The Costs of Hyperscale Cloud

Hyperscalers commonly claim that they will dramatically reduce the total cost of ownership (TCO). That can be true – if your organization is able to fully evacuate the data center and has the skill set to right-size its public cloud utilization, at the start and on an ongoing basis. Even then, however, the return on investment is slow. A recent global study found that in a typical migration to a large public cloud provider, ROI was -171% after three years and only turned positive after seven years. For many companies, seven years is simply too long. Other statistics include:

  1. A recent business survey of enterprises found that 82% of respondents said that the big three hyperscalers should reduce their charges.
  2. 81% responded that hyperscalers always market the perception that they are “cheap,” when in fact, they are not.
  3. 68% replied that the perception and messaging of hyperscale cloud as being cheaper is highly misleading.
  4. 80% of customers reported repatriating workloads from public cloud environments.
  5. On average, respondents expected to move 50% of their public cloud applications to hosted private or on-premises locations over the next two years.

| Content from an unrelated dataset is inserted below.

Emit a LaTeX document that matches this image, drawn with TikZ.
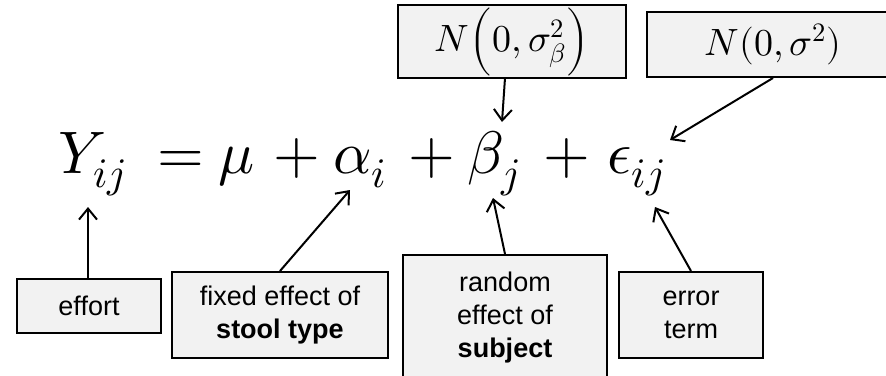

The complexity of managing an increasingly disaggregated application portfolio across multiple landing zones is driving a sharper focus on TCO and performance for discrete elements. The advent of new, more mature private cloud solutions presents hyperscale cloud customers with the capability to migrate workload components back (or near) on-premises. While this is not expected to slow down the growth of public cloud adoption, new service innovations mean that a significant proportion of customers will leverage private cloud options to modernize their large non-cloud applications and will continue to reassess the suitability of public cloud for those applications. The need to develop/deploy complex hybrid cloud services is a game changer. Today, these are deployed by technically adept organizations where the moving/rebalancing of applications is minimized through automation and orchestration on hybrid cloud (with the use of hyperconvergence) that allows interdependent applications to run across multiple landing zones.

The exponential growth of data being generated, processed, and stored on public cloud platforms is another contributing factor to the increasing costs. As businesses accumulate more data, including vast amounts of data for machine learning and big data analytics, they face higher storage costs and, in some cases, increased data egress fees. Egress fees are charges associated with transferring data out of a public cloud environment, and these fees can become substantial, especially for data-intensive applications or businesses with significant data transfer needs. Indeed, egress fees are commonly cited as incredibly difficult to predict and can result in vendor lock-in for many. Many businesses may continue to pay exorbitant prices for storage, out of fear of not knowing how costly an egress charge would be.

Conclusion

Hyperscale cloud pricing models are often complex and difficult to navigate. Many providers offer multiple service tiers with varying levels of resources and features, making it challenging for organizations to accurately predict and manage their cloud costs. Like any technology decision, choosing the right cloud should involve comparing features, capabilities, and metrics across providers. When reducing costs is one of your primary drivers, though, your decision-making process should reflect that objective. Introducing an economic framework can help you set realistic expectations for both cost and performance. This framework will provide an objective platform to assess the value of an IT investment, cloud or not. It’s designed to help you go beyond simply trusting a technology provider’s promise to lower your costs by uncovering precisely how they intend to do so, effectively reducing your overall IT costs. The key metrics should also be to realize value more quickly, with less complexity and at a lower cost by transitioning from a “Cloud First” to a “Cloud Smart” Strategy.